GTMO was set up outside the USA during the war on terror campaign by the George W Bush presidency as the administration considered the facility would then be outside US legal jurisdiction and detainees were not entitled to any of the protections of the Geneva Convention. However, the US Supreme Court, in June 2006 ruled that detainees were entitled to the minimal protections listed under Common Article 3 of the Geneva Convention.
Since 2002, 780 detainees have been incarcerated at GTMO including 17 to 22 minors under the age of 18 years, possibly a violation of international law. Nine men have died in the prison camp, six of which has been termed as ‘suicides’ by the Department of Defense (DoD). Nationals from over 50 countries have been interned in the facility, the highest numbers being from Afghanistan, Saudi Arabia and Yemen.
A 2006 report prepared by the Center for Policy and Research at Seton Hall University Law School reviewed DoD data in 2005 and “established that over 80% of the prisoners were captured not by Americans on the battlefield but by Pakistanis and Afghans, often in exchange for bounty payments.” Suffice to state, none of these detainees were flown to GTMO after following extradition procedures in their home countries but kidnapped and flown to GTMO in US military transporters. Three British Muslim prisoners were repatriated to the United Kingdom in March 2004 and were immediately released without charge. They have alleged ongoing torture, sexual degradation, forced drugging and religious persecution at GTMO. A former aide to former Secretary of State Colin Powell, Colonel Lawrence Wilkerson in 2010 stated in an affidavit, President Bush, Vice President Cheney and Secretary of Defense Rumsfeld had been aware, most detainees initially sent to GTMO were innocent but had to be detained for political expediency.
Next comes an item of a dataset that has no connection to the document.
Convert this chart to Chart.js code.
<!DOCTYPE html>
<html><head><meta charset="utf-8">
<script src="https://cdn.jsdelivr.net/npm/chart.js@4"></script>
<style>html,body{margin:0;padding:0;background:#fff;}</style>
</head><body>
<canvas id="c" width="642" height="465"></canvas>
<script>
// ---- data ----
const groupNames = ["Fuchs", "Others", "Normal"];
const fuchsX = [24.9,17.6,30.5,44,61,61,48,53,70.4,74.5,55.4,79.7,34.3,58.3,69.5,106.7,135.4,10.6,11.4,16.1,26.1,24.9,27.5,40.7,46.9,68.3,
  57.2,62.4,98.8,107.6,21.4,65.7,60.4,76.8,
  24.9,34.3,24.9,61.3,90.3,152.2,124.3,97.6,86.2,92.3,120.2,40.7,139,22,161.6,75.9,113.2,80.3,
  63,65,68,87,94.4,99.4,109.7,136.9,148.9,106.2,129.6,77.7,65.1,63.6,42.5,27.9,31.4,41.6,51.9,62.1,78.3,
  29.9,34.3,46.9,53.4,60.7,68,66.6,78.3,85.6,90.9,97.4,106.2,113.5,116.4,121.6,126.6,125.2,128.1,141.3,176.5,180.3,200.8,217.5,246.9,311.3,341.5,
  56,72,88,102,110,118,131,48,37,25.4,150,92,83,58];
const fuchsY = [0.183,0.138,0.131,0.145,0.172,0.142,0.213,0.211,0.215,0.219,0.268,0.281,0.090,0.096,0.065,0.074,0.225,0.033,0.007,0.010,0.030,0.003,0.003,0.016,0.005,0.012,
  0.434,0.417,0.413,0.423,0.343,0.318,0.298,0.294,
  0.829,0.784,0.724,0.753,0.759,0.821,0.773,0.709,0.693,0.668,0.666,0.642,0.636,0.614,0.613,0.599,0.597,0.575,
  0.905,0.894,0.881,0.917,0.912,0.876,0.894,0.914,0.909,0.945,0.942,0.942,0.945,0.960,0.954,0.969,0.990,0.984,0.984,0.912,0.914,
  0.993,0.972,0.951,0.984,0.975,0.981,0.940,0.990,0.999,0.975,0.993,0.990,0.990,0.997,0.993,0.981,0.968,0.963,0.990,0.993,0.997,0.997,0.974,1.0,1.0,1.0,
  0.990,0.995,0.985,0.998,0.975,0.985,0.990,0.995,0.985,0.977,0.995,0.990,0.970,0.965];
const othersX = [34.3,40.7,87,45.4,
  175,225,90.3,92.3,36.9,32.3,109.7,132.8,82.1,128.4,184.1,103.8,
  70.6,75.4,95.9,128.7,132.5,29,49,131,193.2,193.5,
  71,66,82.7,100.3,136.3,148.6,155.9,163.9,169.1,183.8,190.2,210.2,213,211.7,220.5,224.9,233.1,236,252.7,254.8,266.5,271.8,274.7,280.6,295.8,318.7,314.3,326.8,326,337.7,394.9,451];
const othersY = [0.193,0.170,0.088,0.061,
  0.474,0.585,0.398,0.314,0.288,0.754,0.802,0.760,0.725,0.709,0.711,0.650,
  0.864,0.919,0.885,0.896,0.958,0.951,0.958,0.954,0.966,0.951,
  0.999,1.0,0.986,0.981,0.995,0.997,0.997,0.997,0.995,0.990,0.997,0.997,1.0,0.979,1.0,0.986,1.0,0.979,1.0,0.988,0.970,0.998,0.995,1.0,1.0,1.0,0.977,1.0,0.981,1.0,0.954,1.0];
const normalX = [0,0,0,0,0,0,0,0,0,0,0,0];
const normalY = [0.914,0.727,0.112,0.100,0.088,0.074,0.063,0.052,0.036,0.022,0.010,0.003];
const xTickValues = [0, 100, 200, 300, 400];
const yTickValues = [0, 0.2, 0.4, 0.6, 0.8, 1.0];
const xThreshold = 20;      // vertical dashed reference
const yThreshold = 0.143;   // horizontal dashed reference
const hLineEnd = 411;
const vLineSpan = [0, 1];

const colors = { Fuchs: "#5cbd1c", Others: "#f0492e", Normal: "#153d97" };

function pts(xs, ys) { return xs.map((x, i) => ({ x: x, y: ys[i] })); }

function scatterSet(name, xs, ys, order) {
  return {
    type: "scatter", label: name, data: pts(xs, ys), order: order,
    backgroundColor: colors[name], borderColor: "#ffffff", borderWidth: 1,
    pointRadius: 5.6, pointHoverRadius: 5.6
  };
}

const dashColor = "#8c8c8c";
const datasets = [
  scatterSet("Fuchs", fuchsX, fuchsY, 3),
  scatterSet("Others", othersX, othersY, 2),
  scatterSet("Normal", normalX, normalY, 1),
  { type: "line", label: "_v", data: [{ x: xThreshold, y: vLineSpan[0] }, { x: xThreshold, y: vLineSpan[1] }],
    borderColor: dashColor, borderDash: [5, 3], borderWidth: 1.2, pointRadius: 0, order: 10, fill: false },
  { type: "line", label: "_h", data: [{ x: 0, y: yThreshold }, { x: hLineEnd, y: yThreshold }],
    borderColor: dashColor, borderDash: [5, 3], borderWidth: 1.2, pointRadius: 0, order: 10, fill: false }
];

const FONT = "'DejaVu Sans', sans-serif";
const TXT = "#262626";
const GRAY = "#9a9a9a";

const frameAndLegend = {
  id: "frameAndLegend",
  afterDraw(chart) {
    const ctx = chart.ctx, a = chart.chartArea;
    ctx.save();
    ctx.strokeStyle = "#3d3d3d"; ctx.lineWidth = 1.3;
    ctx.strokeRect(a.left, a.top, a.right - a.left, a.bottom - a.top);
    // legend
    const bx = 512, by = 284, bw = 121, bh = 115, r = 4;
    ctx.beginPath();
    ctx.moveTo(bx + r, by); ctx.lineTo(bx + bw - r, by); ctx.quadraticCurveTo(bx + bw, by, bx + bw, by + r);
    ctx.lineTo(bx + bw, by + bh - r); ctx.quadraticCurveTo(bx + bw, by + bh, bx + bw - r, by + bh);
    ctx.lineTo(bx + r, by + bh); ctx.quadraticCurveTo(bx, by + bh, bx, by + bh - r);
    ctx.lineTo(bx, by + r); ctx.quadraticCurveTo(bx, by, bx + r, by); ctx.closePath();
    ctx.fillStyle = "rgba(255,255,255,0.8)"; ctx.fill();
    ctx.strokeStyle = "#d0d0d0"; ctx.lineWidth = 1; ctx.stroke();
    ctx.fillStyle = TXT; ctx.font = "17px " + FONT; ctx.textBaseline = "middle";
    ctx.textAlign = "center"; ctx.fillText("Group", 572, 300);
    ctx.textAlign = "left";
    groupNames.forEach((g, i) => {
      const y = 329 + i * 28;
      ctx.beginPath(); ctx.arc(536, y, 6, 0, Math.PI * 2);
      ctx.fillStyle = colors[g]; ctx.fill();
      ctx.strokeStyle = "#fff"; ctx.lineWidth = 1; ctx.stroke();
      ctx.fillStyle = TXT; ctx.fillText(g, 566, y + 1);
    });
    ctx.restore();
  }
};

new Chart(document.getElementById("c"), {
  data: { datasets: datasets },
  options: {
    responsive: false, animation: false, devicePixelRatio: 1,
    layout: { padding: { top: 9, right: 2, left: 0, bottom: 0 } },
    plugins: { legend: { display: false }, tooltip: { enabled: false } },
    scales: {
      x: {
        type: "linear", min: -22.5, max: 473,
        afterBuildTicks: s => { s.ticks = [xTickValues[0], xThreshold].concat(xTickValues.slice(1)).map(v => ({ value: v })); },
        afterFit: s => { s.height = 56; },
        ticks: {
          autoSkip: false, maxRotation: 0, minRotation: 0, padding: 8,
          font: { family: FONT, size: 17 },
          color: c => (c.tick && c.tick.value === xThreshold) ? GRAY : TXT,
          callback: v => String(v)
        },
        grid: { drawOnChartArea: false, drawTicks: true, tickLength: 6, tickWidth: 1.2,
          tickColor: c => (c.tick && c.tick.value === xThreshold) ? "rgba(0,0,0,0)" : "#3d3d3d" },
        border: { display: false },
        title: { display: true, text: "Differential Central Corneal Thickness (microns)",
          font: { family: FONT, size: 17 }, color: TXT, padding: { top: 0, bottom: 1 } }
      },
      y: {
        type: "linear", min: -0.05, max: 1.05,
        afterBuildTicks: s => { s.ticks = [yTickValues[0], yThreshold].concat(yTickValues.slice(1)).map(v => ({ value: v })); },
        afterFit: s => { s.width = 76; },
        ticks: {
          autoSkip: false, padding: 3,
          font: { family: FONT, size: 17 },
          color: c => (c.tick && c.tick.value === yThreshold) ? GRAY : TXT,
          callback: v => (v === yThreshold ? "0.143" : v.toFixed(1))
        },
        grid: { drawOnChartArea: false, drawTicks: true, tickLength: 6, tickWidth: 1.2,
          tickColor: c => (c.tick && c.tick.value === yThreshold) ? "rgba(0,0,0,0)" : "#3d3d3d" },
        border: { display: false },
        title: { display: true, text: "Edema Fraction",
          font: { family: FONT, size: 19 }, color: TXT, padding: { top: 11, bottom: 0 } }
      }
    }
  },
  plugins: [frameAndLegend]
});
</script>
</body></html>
President Barak Obama who pledged to close down GTMO during his first Presidential campaign left office after eight years having failed to make good his election undertaking.
The remaining 40 detainees at present (one has been transferred in May 2018) have all spent over 10 years under detention with neither prosecution or release in sight. President Donald Trump, in January 2018, signed an executive order to keep the prison camp open indefinitely.
If GTMO does not make a mockery of human rights, what does?
According to Ambassador Nikki Haley, “For too long, the Human Rights Council has been a protector of human rights abusers, and a cesspool of political bias.”
Does it not apply as much to the USA?